--- Begin Exercise material ---

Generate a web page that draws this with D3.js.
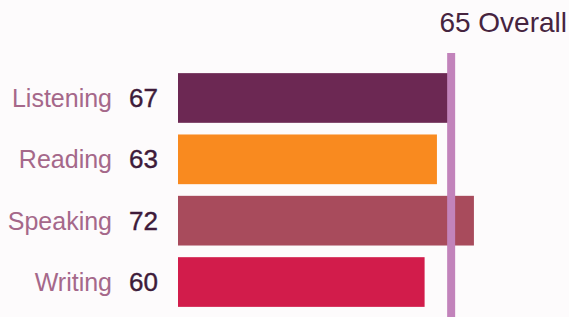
<!DOCTYPE html>
<html>
<head>
<meta charset="utf-8">
<script src="https://cdn.jsdelivr.net/npm/d3@7"></script>
<style>
  html, body { margin: 0; padding: 0; background: #fdfbfc; }
  svg { display: block; font-family: "Liberation Sans", Arial, sans-serif; }
</style>
</head>
<body>
<div id="chart"></div>
<script>
// scores per skill
var skills = ["Listening", "Reading", "Speaking", "Writing"];
var scores = [67, 63, 72, 60];
var barColors = ["#6c2853", "#f98a1f", "#a84b5c", "#d21c4b"];
var overall = 65;
var overallLabel = "Overall";

var width = 569, height = 317;

var svg = d3.select("#chart").append("svg")
    .attr("width", width)
    .attr("height", height);

var x = d3.scaleLinear()
    .domain([0, 100])
    .range([178, 589]);

var y = d3.scaleBand()
    .domain(skills)
    .range([67, 313])
    .paddingInner(0.19)
    .paddingOuter(0.1);

var rows = skills.map(function(s, i) {
    return { skill: s, score: scores[i], color: barColors[i] };
});

// bars
svg.selectAll("rect.bar")
    .data(rows)
    .enter().append("rect")
    .attr("class", "bar")
    .attr("x", x(0))
    .attr("y", function(d) { return y(d.skill); })
    .attr("width", function(d) { return x(d.score) - x(0); })
    .attr("height", y.bandwidth())
    .style("fill", function(d) { return d.color; });

// skill names
svg.selectAll("text.skill")
    .data(rows)
    .enter().append("text")
    .attr("class", "skill")
    .attr("x", 112)
    .attr("y", function(d) { return y(d.skill) + y.bandwidth() / 2 + 9; })
    .attr("text-anchor", "end")
    .text(function(d) { return d.skill; })
    .style("font-size", "25px")
    .style("fill", "#a5688a");

// score numbers
svg.selectAll("text.score")
    .data(rows)
    .enter().append("text")
    .attr("class", "score")
    .attr("x", 158)
    .attr("y", function(d) { return y(d.skill) + y.bandwidth() / 2 + 9; })
    .attr("text-anchor", "end")
    .text(function(d) { return d.score; })
    .style("font-size", "26px")
    .style("font-weight", "500")
    .style("stroke", "#3e1b3a")
    .style("stroke-width", "0.4px")
    .style("fill", "#3e1b3a");

// overall marker line (drawn over the bars)
var lineX = x(overall) + 6;
svg.append("line")
    .attr("x1", lineX)
    .attr("x2", lineX)
    .attr("y1", 53)
    .attr("y2", height)
    .style("stroke", "#c283bb")
    .style("stroke-width", "8px");

svg.append("text")
    .attr("x", width - 2)
    .attr("y", 32)
    .attr("text-anchor", "end")
    .text(overall + " " + overallLabel)
    .style("font-size", "28px")
    .style("fill", "#46243f");
</script>
</body>
</html>
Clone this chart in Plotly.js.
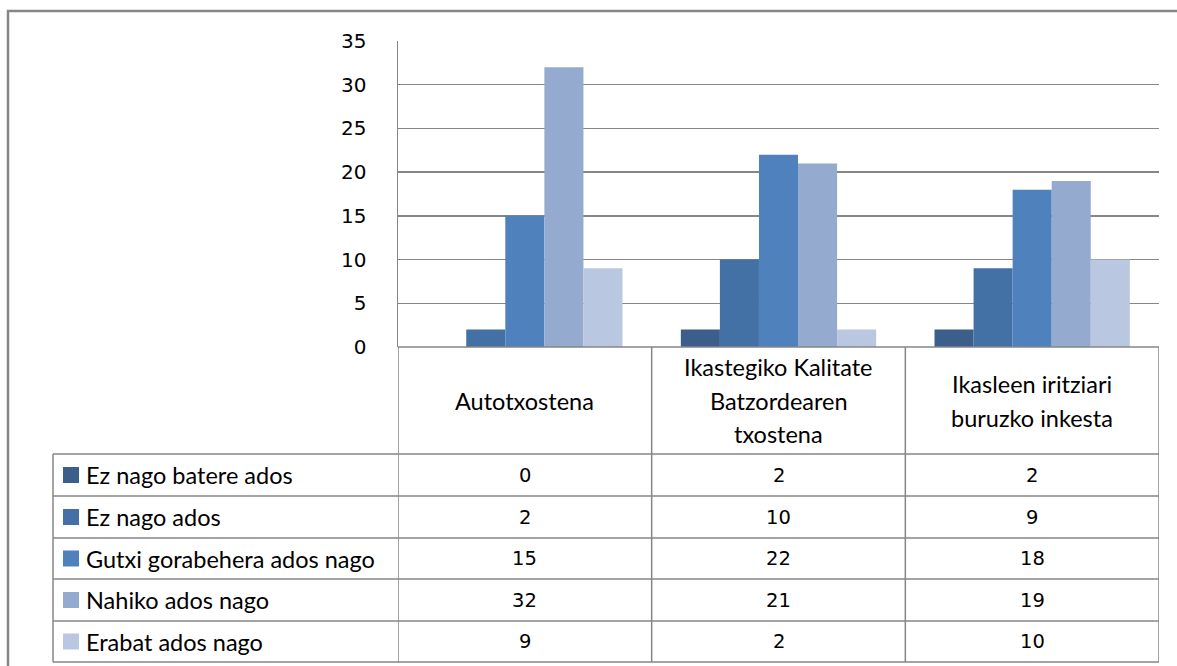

--- End Exercise material ---

- **What is expected**
Transcribe the listing in full. Omit the pictures and keep every line exact.

- **Output of the task**
Generate a web page that draws this with D3.js.
<!DOCTYPE html>
<html>
<head>
<meta charset="utf-8">
<script src="https://cdn.jsdelivr.net/npm/d3@7"></script>
<style>
  html, body { margin: 0; padding: 0; background: #fdfbfc; }
  svg { display: block; font-family: "Liberation Sans", Arial, sans-serif; }
</style>
</head>
<body>
<div id="chart"></div>
<script>
// scores per skill
var skills = ["Listening", "Reading", "Speaking", "Writing"];
var scores = [67, 63, 72, 60];
var barColors = ["#6c2853", "#f98a1f", "#a84b5c", "#d21c4b"];
var overall = 65;
var overallLabel = "Overall";

var width = 569, height = 317;

var svg = d3.select("#chart").append("svg")
    .attr("width", width)
    .attr("height", height);

var x = d3.scaleLinear()
    .domain([0, 100])
    .range([178, 589]);

var y = d3.scaleBand()
    .domain(skills)
    .range([67, 313])
    .paddingInner(0.19)
    .paddingOuter(0.1);

var rows = skills.map(function(s, i) {
    return { skill: s, score: scores[i], color: barColors[i] };
});

// bars
svg.selectAll("rect.bar")
    .data(rows)
    .enter().append("rect")
    .attr("class", "bar")
    .attr("x", x(0))
    .attr("y", function(d) { return y(d.skill); })
    .attr("width", function(d) { return x(d.score) - x(0); })
    .attr("height", y.bandwidth())
    .style("fill", function(d) { return d.color; });

// skill names
svg.selectAll("text.skill")
    .data(rows)
    .enter().append("text")
    .attr("class", "skill")
    .attr("x", 112)
    .attr("y", function(d) { return y(d.skill) + y.bandwidth() / 2 + 9; })
    .attr("text-anchor", "end")
    .text(function(d) { return d.skill; })
    .style("font-size", "25px")
    .style("fill", "#a5688a");

// score numbers
svg.selectAll("text.score")
    .data(rows)
    .enter().append("text")
    .attr("class", "score")
    .attr("x", 158)
    .attr("y", function(d) { return y(d.skill) + y.bandwidth() / 2 + 9; })
    .attr("text-anchor", "end")
    .text(function(d) { return d.score; })
    .style("font-size", "26px")
    .style("font-weight", "500")
    .style("stroke", "#3e1b3a")
    .style("stroke-width", "0.4px")
    .style("fill", "#3e1b3a");

// overall marker line (drawn over the bars)
var lineX = x(overall) + 6;
svg.append("line")
    .attr("x1", lineX)
    .attr("x2", lineX)
    .attr("y1", 53)
    .attr("y2", height)
    .style("stroke", "#c283bb")
    .style("stroke-width", "8px");

svg.append("text")
    .attr("x", width - 2)
    .attr("y", 32)
    .attr("text-anchor", "end")
    .text(overall + " " + overallLabel)
    .style("font-size", "28px")
    .style("fill", "#46243f");
</script>
</body>
</html>
Clone this chart in Plotly.js.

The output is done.